An employee must receive at least 11 consecutive hours free from performing work each day.

This employment standard applies even if the employer and the employee have agreed in writing that the employee will work additional daily hours, or if the employer has established a regular work day that's longer than eight hours.

This requirement cannot be altered by a written agreement between the employer and employee.

The rule does not apply to employees who are on call if they are called in to work during a period when they wouldn't otherwise be expected to perform work.

Between shifts:

Employees must receive at least eight hours off work between shifts.
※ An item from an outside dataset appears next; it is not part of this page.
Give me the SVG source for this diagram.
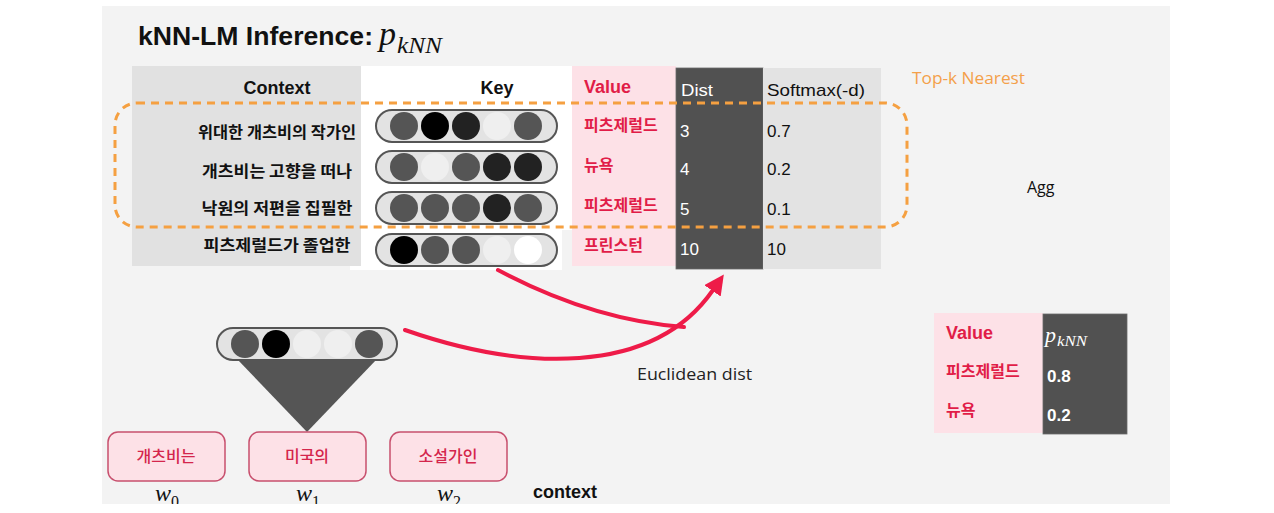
<svg xmlns="http://www.w3.org/2000/svg" width="1274" height="513" viewBox="0 0 1274 513">
<defs>
<style>
.hd{font-family:"Liberation Sans",Arial,sans-serif;font-weight:bold;font-size:18px;fill:#111}
.kr{font-family:"Noto Sans CJK KR","Noto Sans",sans-serif;font-weight:bold;font-size:16px;fill:#111}
.red{fill:#e11d48}
.num{font-family:"Liberation Sans",Arial,sans-serif;font-size:17px}
.w{fill:#fff}
.blk{fill:#111}
.pill{fill:#e3e3e3;stroke:#555;stroke-width:2}
.cal{font-family:"Open Sans","Liberation Sans",sans-serif;font-size:16px}
.math{font-family:"Liberation Serif","Times New Roman",serif;font-style:italic}
.sub{font-family:"Liberation Serif","Times New Roman",serif;font-style:normal;font-size:16px;fill:#111}
.box{fill:#fde1e7;stroke:#c8506e;stroke-width:1.5}
.bt{font-family:"Noto Sans CJK KR","Noto Sans",sans-serif;font-weight:500;font-size:16px;fill:#d4264c}
.arr{fill:none;stroke:#ee1b48;stroke-width:4;stroke-linecap:round}
</style>
<marker id="ah" markerUnits="userSpaceOnUse" markerWidth="22" markerHeight="22" refX="1" refY="10" orient="auto">
<path d="M0,0 L20,10 L0,20 Z" fill="#ee1b48"/>
</marker>
<clipPath id="slide"><rect x="102" y="6" width="1068" height="498"/></clipPath>
</defs>
<rect width="1274" height="513" fill="#ffffff"/>
<g clip-path="url(#slide)">
<rect x="102" y="6" width="1068" height="498" fill="#f3f3f3"/>

<g id="title">
<text x="138" y="45" font-family="Liberation Sans,Arial,sans-serif" font-weight="bold" font-size="25" fill="#111" textLength="235" lengthAdjust="spacingAndGlyphs">kNN-LM Inference:</text>
<text x="379" y="45" class="math" font-size="34" fill="#111">p</text>
<text x="397" y="53" class="math" font-size="24" fill="#111" textLength="45" lengthAdjust="spacingAndGlyphs">kNN</text>
</g>

<g id="table">
<rect x="132" y="66" width="229" height="200" fill="#e1e1e1"/>
<path d="M361,66 H572 V230 H562 V270 H350 V266 H361 Z" fill="#ffffff"/>
<rect x="572" y="66" width="104" height="200" fill="#fde1e7"/>
<rect x="676" y="68" width="87" height="201" fill="#515151" stroke="#6a6a6a" stroke-width="0.8"/>
<rect x="763" y="68" width="118" height="201" fill="#e3e3e3"/>

<text x="277" y="94" class="hd" text-anchor="middle">Context</text>
<text x="497" y="94" class="hd" text-anchor="middle">Key</text>
<text x="584" y="93" class="hd red" font-size="17">Value</text>
<text x="681" y="96" class="num w" textLength="32" lengthAdjust="spacingAndGlyphs">Dist</text>
<text x="767" y="96" class="num blk" textLength="98" lengthAdjust="spacingAndGlyphs">Softmax(-d)</text>

<text x="277" y="138" class="kr" text-anchor="middle" textLength="158" lengthAdjust="spacingAndGlyphs">위대한 개츠비의 작가인</text>
<text x="277" y="177" class="kr" text-anchor="middle" textLength="150" lengthAdjust="spacingAndGlyphs">개츠비는 고향을 떠나</text>
<text x="277" y="214" class="kr" text-anchor="middle" textLength="151" lengthAdjust="spacingAndGlyphs">낙원의 저편을 집필한</text>
<text x="277" y="251" class="kr" text-anchor="middle" textLength="147" lengthAdjust="spacingAndGlyphs">피츠제럴드가 졸업한</text>

<text x="584" y="131" class="kr red">피츠제럴드</text>
<text x="584" y="171" class="kr red">뉴욕</text>
<text x="584" y="211" class="kr red">피츠제럴드</text>
<text x="584" y="251" class="kr red">프린스턴</text>

<text x="680" y="137" class="num w">3</text>
<text x="680" y="175" class="num w">4</text>
<text x="680" y="215" class="num w">5</text>
<text x="680" y="255" class="num w">10</text>

<text x="767" y="137" class="num blk">0.7</text>
<text x="767" y="175" class="num blk">0.2</text>
<text x="767" y="215" class="num blk">0.1</text>
<text x="767" y="255" class="num blk">10</text>
</g>

<g id="key1">
<rect x="376" y="110" width="181" height="32" rx="16" class="pill"/>
<circle cx="404" cy="126" r="14" fill="#555"/><circle cx="435" cy="126" r="14" fill="#000"/><circle cx="466" cy="126" r="14" fill="#222"/><circle cx="497" cy="126" r="14" fill="#efefef"/><circle cx="528" cy="126" r="14" fill="#555"/>
</g>
<g id="key2">
<rect x="376" y="151" width="181" height="32" rx="16" class="pill"/>
<circle cx="404" cy="167" r="14" fill="#555"/><circle cx="435" cy="167" r="14" fill="#efefef"/><circle cx="466" cy="167" r="14" fill="#555"/><circle cx="497" cy="167" r="14" fill="#222"/><circle cx="528" cy="167" r="14" fill="#222"/>
</g>
<g id="key3">
<rect x="376" y="192" width="181" height="32" rx="16" class="pill"/>
<circle cx="404" cy="208" r="14" fill="#555"/><circle cx="435" cy="208" r="14" fill="#555"/><circle cx="466" cy="208" r="14" fill="#555"/><circle cx="497" cy="208" r="14" fill="#222"/><circle cx="528" cy="208" r="14" fill="#555"/>
</g>
<g id="key4">
<rect x="376" y="234" width="181" height="32" rx="16" class="pill"/>
<circle cx="404" cy="250" r="14" fill="#000"/><circle cx="435" cy="250" r="14" fill="#555"/><circle cx="466" cy="250" r="14" fill="#555"/><circle cx="497" cy="250" r="14" fill="#efefef"/><circle cx="528" cy="250" r="14" fill="#fff"/>
</g>

<g id="topk">
<rect x="115" y="103" width="792" height="124" rx="22" fill="none" stroke="#f5a041" stroke-width="3" stroke-dasharray="8 6"/>
<text x="912" y="84" class="cal" fill="#f4a04a" textLength="113" lengthAdjust="spacingAndGlyphs">Top-k Nearest</text>
</g>

<g id="agg">
<text x="1027" y="193" class="cal" fill="#111">Agg</text>
</g>

<g id="query">
<polygon points="237,359 377,359 307,432" fill="#555"/>
<rect x="217" y="328" width="180" height="32" rx="16" class="pill"/>
<circle cx="245" cy="344" r="14" fill="#555"/><circle cx="276" cy="344" r="14" fill="#000"/><circle cx="307" cy="344" r="14" fill="#efefef"/><circle cx="338" cy="344" r="14" fill="#efefef"/><circle cx="369" cy="344" r="14" fill="#555"/>
</g>

<g id="connectors">
<path d="M498,270 C560,303 620,322 684,327" class="arr"/>
<path d="M405,330 C520,370 652,378 713,290" class="arr" marker-end="url(#ah)"/>
<text x="637" y="380" class="cal" fill="#222" textLength="115" lengthAdjust="spacingAndGlyphs">Euclidean dist</text>
</g>

<g id="w0">
<rect x="108" y="432" width="117" height="49" rx="10" class="box"/>
<text x="166" y="462" class="bt" text-anchor="middle">개츠비는</text>
<text x="155" y="501" class="math" font-size="24" fill="#111">w</text><text x="171" y="507" class="sub">0</text>
</g>
<g id="w1">
<rect x="249" y="432" width="117" height="49" rx="10" class="box"/>
<text x="307" y="462" class="bt" text-anchor="middle">미국의</text>
<text x="296" y="501" class="math" font-size="24" fill="#111">w</text><text x="312" y="507" class="sub">1</text>
</g>
<g id="w2">
<rect x="390" y="432" width="117" height="49" rx="10" class="box"/>
<text x="448" y="462" class="bt" text-anchor="middle">소설가인</text>
<text x="437" y="501" class="math" font-size="24" fill="#111">w</text><text x="453" y="507" class="sub">2</text>
</g>
<g id="context-label">
<text x="533" y="498" class="hd" font-size="17">context</text>
</g>

<g id="result">
<rect x="934" y="313" width="109" height="120" fill="#fde1e7"/>
<rect x="1043" y="314" width="84" height="120" fill="#515151" stroke="#6a6a6a" stroke-width="0.8"/>
<text x="946" y="339" class="hd red" font-size="17">Value</text>
<text x="946" y="377" class="kr red">피츠제럴드</text>
<text x="946" y="416" class="kr red">뉴욕</text>
<text x="1045" y="342" class="math" font-size="22" fill="#fff">p</text>
<text x="1057" y="346" class="math" font-size="15" fill="#fff" textLength="30" lengthAdjust="spacingAndGlyphs">kNN</text>
<text x="1047" y="382" class="num w" font-weight="bold">0.8</text>
<text x="1047" y="421" class="num w" font-weight="bold">0.2</text>
</g>
</g>
</svg>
This employment standard does not apply if the total time worked on both shifts is not more than 13 hours. For example, someone working a split shift in a restaurant would not need to take eight hours off between shifts as long as the total time worked on the two shifts was not more than 13 hours, subject to the daily rest requirement of at least 11 consecutive hours.

An employer and employee can also agree in writing that the employee will receive fewer than eight hours off work between shifts, subject to the daily 11 consecutive hours of rest requirement.

Weekly or Biweekly:

Employees must receive at least 24 consecutive hours off work in each work week, or at least 48 consecutive hours off work in every period of two consecutive work weeks.

This requirement cannot be altered by a written agreement between the employer and employee.

If an employee works late, is the employer required to provide a ride home?

Employers have no obligation to provide transportation to or from work under the ESA, although individual contracts of employment or a collective agreement may require it.

Do employers have the right to schedule an employee to work an overnight shift alone?

The ESA does not put restrictions on the timing of an employee's shift, other than requirements described in What does the law say about rest periods? earlier in this fact sheet.

Do employees get paid more for working Sundays, or for working late at night?

Individual contracts of employment or a collective agreement may require it, but the ESA does not require premium pay for working Sundays, or late at night.